Germany Votes to Legalize Same-Sex Marriage on The Last Day Of Pride
Chancellor Merkel may have voted against it, but she still made it possible.
Today, on the last day of Pride Month, German lawmakers voted to legalize same-sex marriage, after Chancellor Angela Merkel suggested a free vote in parliament on Monday.
The bill passed with 393 votes for and 226 against, with four people abstaining.
This bill, once it is signed off on by the upper chamber and the country’s president, will allow same-sex couples in Germany to marry and adopt children together. Crowds celebrated outside the parliament building when it was announced that the bill was passed.
Following the vote, Merkel said that she had voted no on passing the bill as she believes that, as it pertains to the law, marriage is between a man and a woman.
"I hope that the vote today shows not only the mutual respect for different opinions but that this also leads to more peace and social cohesion as well," Merkel said.
Even before the vote, it was known that many Germans supported same-sex marriage.
According to a study by Germany's Federal Anti-Discrimination Agency, 83% of Germans were in favor of same-sex marriage last year. Another poll by YouGov indicated that 66% of Germans were in favor of same-sex marriage this past May.

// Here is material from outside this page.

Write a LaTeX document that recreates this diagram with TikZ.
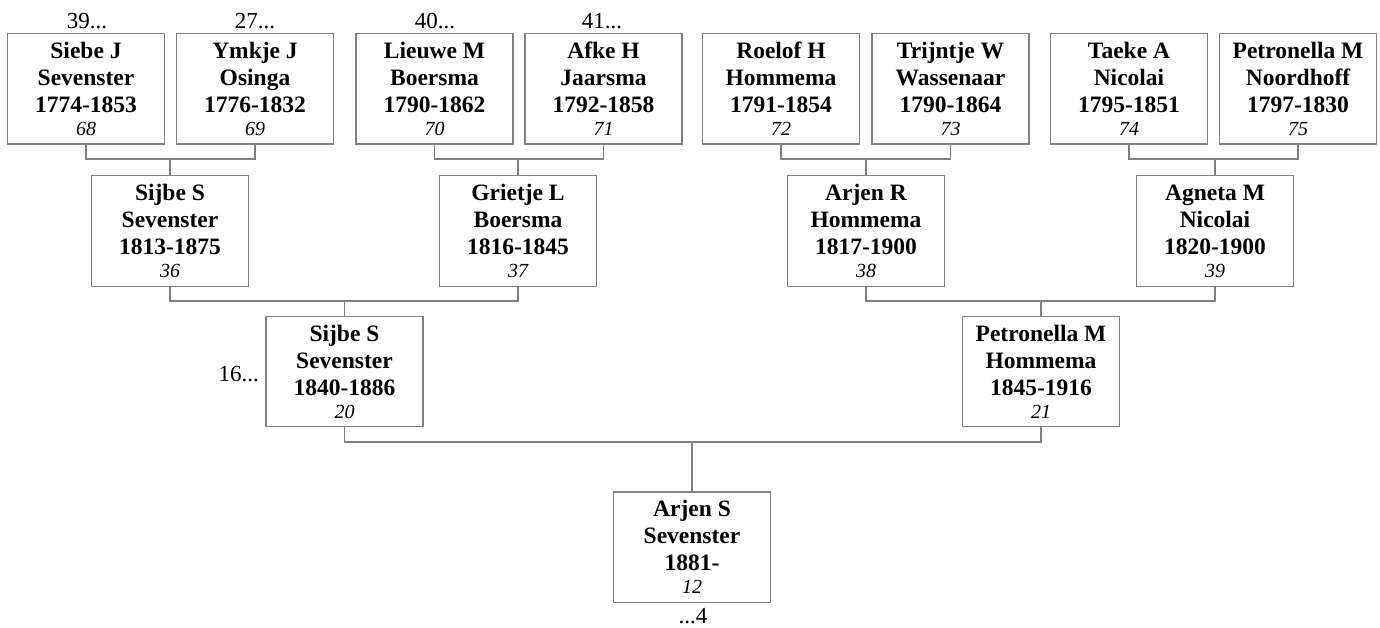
\documentclass[tikz,border=0pt]{standalone}
\usepackage{fontspec}
\setmainfont{Liberation Serif}
\definecolor{linec}{RGB}{128,128,128}
\tikzset{
  person/.style={draw=linec, line width=1.1pt, minimum width=157pt, minimum height=110pt, inner sep=0pt, font=\fontsize{23.5}{27}\selectfont\bfseries},
  conn/.style={draw=linec, line width=1.1pt},
  lbl/.style={inner sep=0pt, anchor=base, font=\fontsize{23}{27}\selectfont}
}
\newcommand\pinfo[4]{\begin{tabular}{@{}c@{}}\rule{0pt}{25pt}#1\\#2\\#3\\[-4pt]{\fontsize{20}{23}\selectfont\mdseries\itshape #4}\end{tabular}}
\begin{document}
\begin{tikzpicture}[x=1pt,y=-1pt]
\useasboundingbox (0,0) rectangle (1380,628);
% generation 4
\node[person] (p68) at (86,89)     {\pinfo{Siebe J}{Sevenster}{1774-1853}{68}};
\node[person] (p69) at (255,89)    {\pinfo{Ymkje J}{Osinga}{1776-1832}{69}};
\node[person] (p70) at (434.5,89)  {\pinfo{Lieuwe M}{Boersma}{1790-1862}{70}};
\node[person] (p71) at (603.5,89)  {\pinfo{Afke H}{Jaarsma}{1792-1858}{71}};
\node[person] (p72) at (781,89)    {\pinfo{Roelof H}{Hommema}{1791-1854}{72}};
\node[person] (p73) at (950.5,89)  {\pinfo{Trijntje W}{Wassenaar}{1790-1864}{73}};
\node[person] (p74) at (1129,89)   {\pinfo{Taeke A}{Nicolai}{1795-1851}{74}};
\node[person] (p75) at (1298,89)   {\pinfo{Petronella M}{Noordhoff}{1797-1830}{75}};
% generation 3
\node[person] (p36) at (170,231)   {\pinfo{Sijbe S}{Sevenster}{1813-1875}{36}};
\node[person] (p37) at (518,231)   {\pinfo{Grietje L}{Boersma}{1816-1845}{37}};
\node[person] (p38) at (866,231)   {\pinfo{Arjen R}{Hommema}{1817-1900}{38}};
\node[person] (p39) at (1215,231)  {\pinfo{Agneta M}{Nicolai}{1820-1900}{39}};
% generation 2
\node[person] (p20) at (344.5,371.5) {\pinfo{Sijbe S}{Sevenster}{1840-1886}{20}};
\node[person] (p21) at (1041,371.5)  {\pinfo{Petronella M}{Hommema}{1845-1916}{21}};
% generation 1
\node[person] (p12) at (692,547)   {\pinfo{Arjen S}{Sevenster}{1881-}{12}};
% labels
\node[lbl] (l39) at (87,29)  {39...};
\node[lbl] (l27) at (255,29) {27...};
\node[lbl] (l40) at (435,29) {40...};
\node[lbl] (l41) at (602,29) {41...};
\node[lbl, anchor=base east] (l16) at (259,381) {16...};
\node[lbl] (l4) at (693,623) {...4};
% junctions
\coordinate (j36) at (170,159);
\coordinate (j37) at (518,159);
\coordinate (j38) at (866,159);
\coordinate (j39) at (1215,159);
\coordinate (j20) at (344.5,301);
\coordinate (j21) at (1041,301);
\coordinate (j12) at (692,442);
% connectors
\draw[conn] (p68.south) |- (j36) -| (p69.south); \draw[conn] (j36) -- (p36.north);
\draw[conn] (p70.south) |- (j37) -| (p71.south); \draw[conn] (j37) -- (p37.north);
\draw[conn] (p72.south) |- (j38) -| (p73.south); \draw[conn] (j38) -- (p38.north);
\draw[conn] (p74.south) |- (j39) -| (p75.south); \draw[conn] (j39) -- (p39.north);
\draw[conn] (p36.south) |- (j20) -| (p37.south); \draw[conn] (j20) -- (p20.north);
\draw[conn] (p38.south) |- (j21) -| (p39.south); \draw[conn] (j21) -- (p21.north);
\draw[conn] (p20.south) |- (j12) -| (p21.south); \draw[conn] (j12) -- (p12.north);
\end{tikzpicture}
\end{document}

Even though Merkel voted against legalizing same-sex marriage, she is still the reason the law will be passed. Some argue that her vote against will work to secure conservative votes in the upcoming election, while the open vote on the issue will appeal to the more liberal demographic.
Regardless of political motives though, today marks a historic day for the LGBTQ community in Germany. The country will join more than 20 countries that have legalized same-sex marriage.